Since Hungary is in the visa-free Schengen zone, onwards travel has been relatively easy.

But Austria's reinforced border units and its tightened security checks are likely to make the process of entering the country illegally much harder.

This year alone, police in Upper Austria have arrested 93 human traffickers transporting a total of 1,630 migrants.

Hungarian police said on Sunday that a fifth suspected human trafficker had been arrested over Thursday's gruesome discovery of the 71 decomposing corpses.

Pressure to take their fair share

Austria's Interior Minister Johanna Mikl-Leitner on Monday proposed cutting EU funding for member states that don't take in their fair share of migrants.

"You can't just cherry-pick within the European community," she said of countries which have resisted accepting many asylum-seekers as the European Union struggles to absorb its biggest influx of migrants and refugees since World War II.

One way to put pressure on those states which don't take their fair share, would be "scrapping or cutting financial support", Mikl-Leitner told German public broadcaster ZDF.

"Either Europe fails because of the refugee issue" or it will emerge stronger through a "fair" distribution of refugees, she said.

Austria has tightened controls on motorways near the Hungarian border, where an abandoned lorry was found last week containing 71 dead migrants, four of them children.

The minister said that building a fence, as Hungary is doing on its border with Serbia, was no solution, and the idea that such a move would discourage refugees was an "illusion".

Germany -- which expects to receive 800,000 asylum seekers this year, four times more than in 2014 and more than any other EU country -- has called for a fairer distribution of refugees between EU countries.

Thousands catch trains to Vienna, Munich and Berlin

Several hundred migrants stuck for days in makeshift refugee camps at train stations in Budapest were on Monday allowed to board trains headed for Austria and Germany, an AFP correspondent at the scene said.

Hungarian police had previously prevented as many as 2,000 migrants from leaving the station because they had no legal papers.

But on Monday there were no security forces present as the refugees, many from Syria, rushed to get on trains leaving for Vienna, Munich and Berlin.
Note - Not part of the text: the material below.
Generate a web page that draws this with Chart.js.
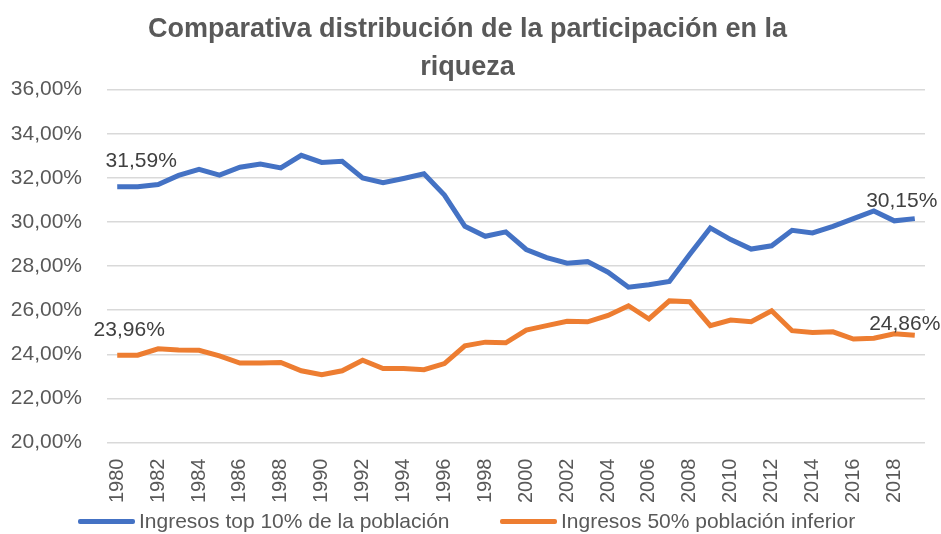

People were running along the platform to catch an Austria-bound train scheduled to leave at 1110 GMT, with some helping to lift a woman in a wheelchair into a carriage.

There were confusing scenes as a Hungarian railway employee initially refused to allow the train to leave, saying it was packed beyond capacity and some people did not have valid tickets.

But the train eventually departed with a 20-minute delay.

However, an Austrian police officer at the station told AFP the migrants would be stopped once they crossed into Austria.